The best visual scene, probably, is the fight between Leonardo and Raphael on the rooftop. Most fans talk about that scene a lot. They're right -- it's fantastic. All the battle scenes are lovely, pounding, and deep, but with that particular scene you can see and feel the intense, built-up sibling rivalry literally explode. And anyone who has followed the original comics canon, the first three movies, and the FoxBox animated cartoon, knows full well that a battle between those two brothers has been waiting.
However... it was not my favorite scene. My favorite scene had to be in the diner, where Raphael investigates the "disturbance" and finds the tiny gremlin-like monster raiding the diner kitchen and pantry for food. This, for several reasons. One, the diner cook is voiced by Kevin Smith (yes, that Kevin Smith), whose frantic ramblings are brilliant and makes me wonder if he ad-libbed anything. Two, the monster is freakishly adorable and I want it in plushie form. Three, the way Raph attempts to chat up the little thing had me howling ("Awww, look at you, ain't you cute! You wanna bucket there, lil fella? Yes you do, yes you do! Come on! I'm gonna dropkick you to hurty-town! C'mon, little guy...oww!"). Four, the music to that battle scene was set to was, of all songs, "Black Betty." Considering what the song is actually about, I have no idea why it would be chosen to contribute to the soundtrack of a kids' movie like this, but, hey, it's catchy.

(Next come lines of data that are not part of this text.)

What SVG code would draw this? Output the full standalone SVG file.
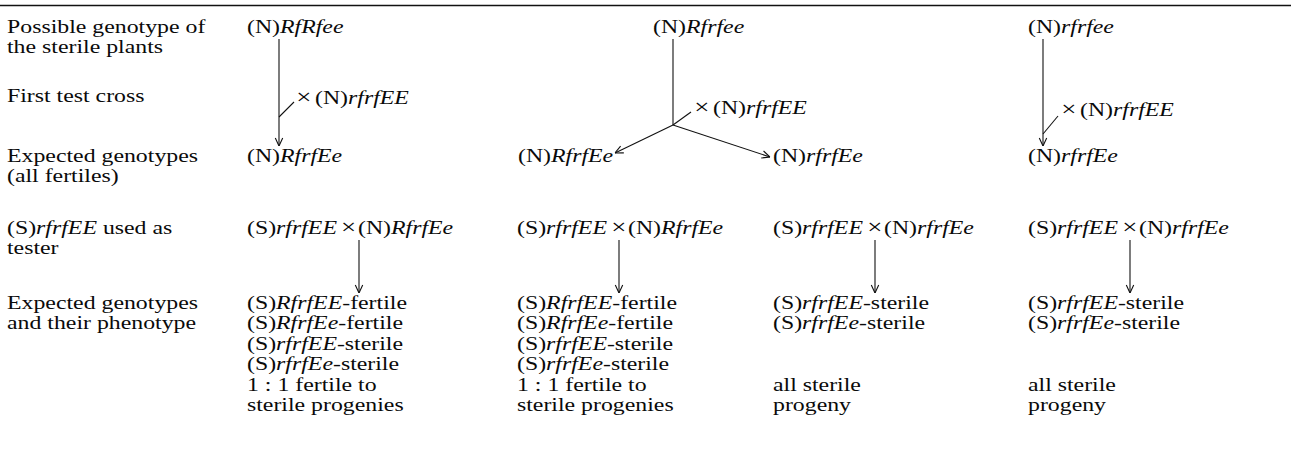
<svg xmlns="http://www.w3.org/2000/svg" width="1291" height="450" viewBox="0 0 1291 450">
  <defs>
    <style>
      text { font-family: "Liberation Serif", "Times New Roman", serif; font-size: 18.6px; fill: #0a0a0a; }
      .i { font-style: italic; }
      .x { font-size: 21px; }
      .ln { stroke: #111; stroke-width: 1.1; fill: none; }
      .rule { stroke: #111; stroke-width: 1.6; }
    </style>
    <marker id="ah" viewBox="0 0 10 10" refX="10" refY="5" markerWidth="10" markerHeight="10" markerUnits="userSpaceOnUse" orient="auto">
      <path d="M2,1.3 L10,5 L2,8.7" fill="none" stroke="#111" stroke-width="1.1"/>
    </marker>
  </defs>
  <rect width="1291" height="450" fill="#fff"/>

  <!-- table head rule -->
  <line class="rule" x1="0" y1="5.5" x2="1291" y2="5.5"/>

  <!-- lettering is set slightly widened: x values below are in the widened frame (x / 1.28) -->
  <g transform="scale(1.28 1)">
    <!-- row captions -->
    <g id="label-possible">
      <text x="5.47" y="33">Possible genotype of</text>
      <text x="5.47" y="53.5">the sterile plants</text>
    </g>
    <g id="label-testcross">
      <text x="5.47" y="102">First test cross</text>
    </g>
    <g id="label-expected">
      <text x="5.47" y="162">Expected genotypes</text>
      <text x="5.47" y="182.5">(all fertiles)</text>
    </g>
    <g id="label-tester">
      <text x="5.47" y="234">(S)<tspan class="i">rfrfEE</tspan> used as</text>
      <text x="5.47" y="254.5">tester</text>
    </g>
    <g id="label-phenotype">
      <text x="5.47" y="309">Expected genotypes</text>
      <text x="5.47" y="329.5">and their phenotype</text>
    </g>

    <!-- column 1 -->
    <g id="p1"><text x="192.97" y="33">(N)<tspan class="i">RfRfee</tspan></text></g>
    <g id="x1"><text x="231.5" y="104"><tspan class="x">×</tspan><tspan x="246.09">(N)</tspan><tspan class="i">rfrfEE</tspan></text></g>
    <g id="f1"><text x="192.97" y="162">(N)<tspan class="i">RfrfEe</tspan></text></g>
    <g id="t1"><text x="192.97" y="234">(S)<tspan class="i">rfrfEE</tspan><tspan class="x" x="266.5">×</tspan><tspan x="279.69">(N)</tspan><tspan class="i">RfrfEe</tspan></text></g>
    <g id="r1">
      <text x="192.97" y="309">(S)<tspan class="i">RfrfEE</tspan>-fertile</text>
      <text x="192.97" y="329.5">(S)<tspan class="i">RfrfEe</tspan>-fertile</text>
      <text x="192.97" y="350">(S)<tspan class="i">rfrfEE</tspan>-sterile</text>
      <text x="192.97" y="370.5">(S)<tspan class="i">rfrfEe</tspan>-sterile</text>
      <text x="192.97" y="391">1 : 1 fertile to</text>
      <text x="192.97" y="411.5">sterile progenies</text>
    </g>

    <!-- column 2 -->
    <g id="p2"><text x="510.16" y="33">(N)<tspan class="i">Rfrfee</tspan></text></g>
    <g id="x2"><text x="542.4" y="114"><tspan class="x">×</tspan><tspan x="557.03">(N)</tspan><tspan class="i">rfrfEE</tspan></text></g>
    <g id="f2a"><text x="404.69" y="162">(N)<tspan class="i">RfrfEe</tspan></text></g>
    <g id="f2b"><text x="603.91" y="162">(N)<tspan class="i">rfrfEe</tspan></text></g>
    <g id="t2"><text x="403.91" y="234">(S)<tspan class="i">rfrfEE</tspan><tspan class="x" x="477.5">×</tspan><tspan x="490.63">(N)</tspan><tspan class="i">RfrfEe</tspan></text></g>
    <g id="r2">
      <text x="403.91" y="309">(S)<tspan class="i">RfrfEE</tspan>-fertile</text>
      <text x="403.91" y="329.5">(S)<tspan class="i">RfrfEe</tspan>-fertile</text>
      <text x="403.91" y="350">(S)<tspan class="i">rfrfEE</tspan>-sterile</text>
      <text x="403.91" y="370.5">(S)<tspan class="i">rfrfEe</tspan>-sterile</text>
      <text x="403.91" y="391">1 : 1 fertile to</text>
      <text x="403.91" y="411.5">sterile progenies</text>
    </g>

    <!-- column 3 -->
    <g id="t3"><text x="603.91" y="234">(S)<tspan class="i">rfrfEE</tspan><tspan class="x" x="677.5">×</tspan><tspan x="690.63">(N)</tspan><tspan class="i">rfrfEe</tspan></text></g>
    <g id="r3">
      <text x="603.91" y="309">(S)<tspan class="i">rfrfEE</tspan>-sterile</text>
      <text x="603.91" y="329.5">(S)<tspan class="i">rfrfEe</tspan>-sterile</text>
      <text x="603.91" y="391">all sterile</text>
      <text x="603.91" y="411.5">progeny</text>
    </g>

    <!-- column 4 -->
    <g id="p4"><text x="803.13" y="33">(N)<tspan class="i">rfrfee</tspan></text></g>
    <g id="x4"><text x="829.1" y="116"><tspan class="x">×</tspan><tspan x="843.75">(N)</tspan><tspan class="i">rfrfEE</tspan></text></g>
    <g id="f4"><text x="803.13" y="162">(N)<tspan class="i">rfrfEe</tspan></text></g>
    <g id="t4"><text x="803.13" y="234">(S)<tspan class="i">rfrfEE</tspan><tspan class="x" x="876.7">×</tspan><tspan x="889.84">(N)</tspan><tspan class="i">rfrfEe</tspan></text></g>
    <g id="r4">
      <text x="803.13" y="309">(S)<tspan class="i">rfrfEE</tspan>-sterile</text>
      <text x="803.13" y="329.5">(S)<tspan class="i">rfrfEe</tspan>-sterile</text>
      <text x="803.13" y="391">all sterile</text>
      <text x="803.13" y="411.5">progeny</text>
    </g>
  </g>

  <!-- connectors -->
  <g id="connectors">
    <!-- column 1 -->
    <line class="ln" x1="279" y1="39" x2="279" y2="146" marker-end="url(#ah)"/>
    <line class="ln" x1="279" y1="117" x2="294" y2="102"/>
    <line class="ln" x1="359" y1="240" x2="359" y2="293" marker-end="url(#ah)"/>
    <!-- column 2: split into two progeny classes -->
    <line class="ln" x1="673" y1="39" x2="673" y2="125"/>
    <line class="ln" x1="673" y1="125" x2="691" y2="112"/>
    <line class="ln" x1="673" y1="125" x2="615" y2="153" marker-end="url(#ah)"/>
    <line class="ln" x1="673" y1="125" x2="770" y2="157" marker-end="url(#ah)"/>
    <line class="ln" x1="619" y1="240" x2="619" y2="293" marker-end="url(#ah)"/>
    <!-- column 3 -->
    <line class="ln" x1="875" y1="240" x2="875" y2="293" marker-end="url(#ah)"/>
    <!-- column 4 -->
    <line class="ln" x1="1043" y1="39" x2="1043" y2="146" marker-end="url(#ah)"/>
    <line class="ln" x1="1043" y1="134" x2="1058" y2="116"/>
    <line class="ln" x1="1130" y1="240" x2="1130" y2="293" marker-end="url(#ah)"/>
  </g>
</svg>
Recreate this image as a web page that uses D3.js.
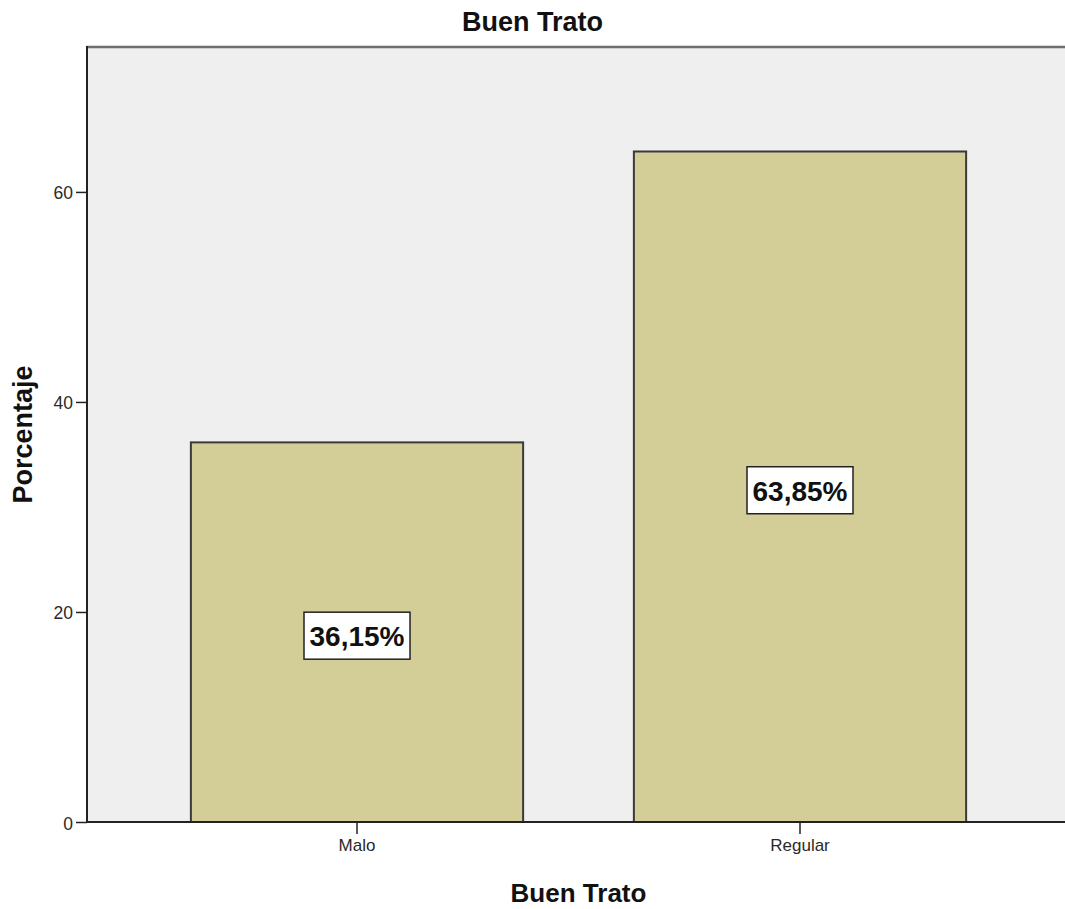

Really, the only issues I had were that none of the humans looked at all physically realistic. April was a stick figure with a bobble-head. Casey looked like a toothpick. I know, I know, it's a cartoon. But it doesn't fit with my idea of the characters, so I had a hard time with it. However: Patrick Stewart? Oh, I bet he had fun. I still wish Michaelangelo's character would have shown more empathy and intelligence and less... bouncy brainless teenager attitude. I guess the only place I'll really get that is in the original comics and good fanfiction. This movie is less about deep character development and more about action fringed with plot. Which is fine in itself. We have the Mirage comics and FoxBox cartoon show for character development.
Overall? Yeah, I'd see it again, I'd absolutely buy the DVD, and if I had an XBox 360 I would get the game. A lot of it is hopelessly cheesy and corny. But hell, it's supposed to be. You think giant mutant turtles from a comic book are supposed to be taken in all literary seriousness? Don't answer that.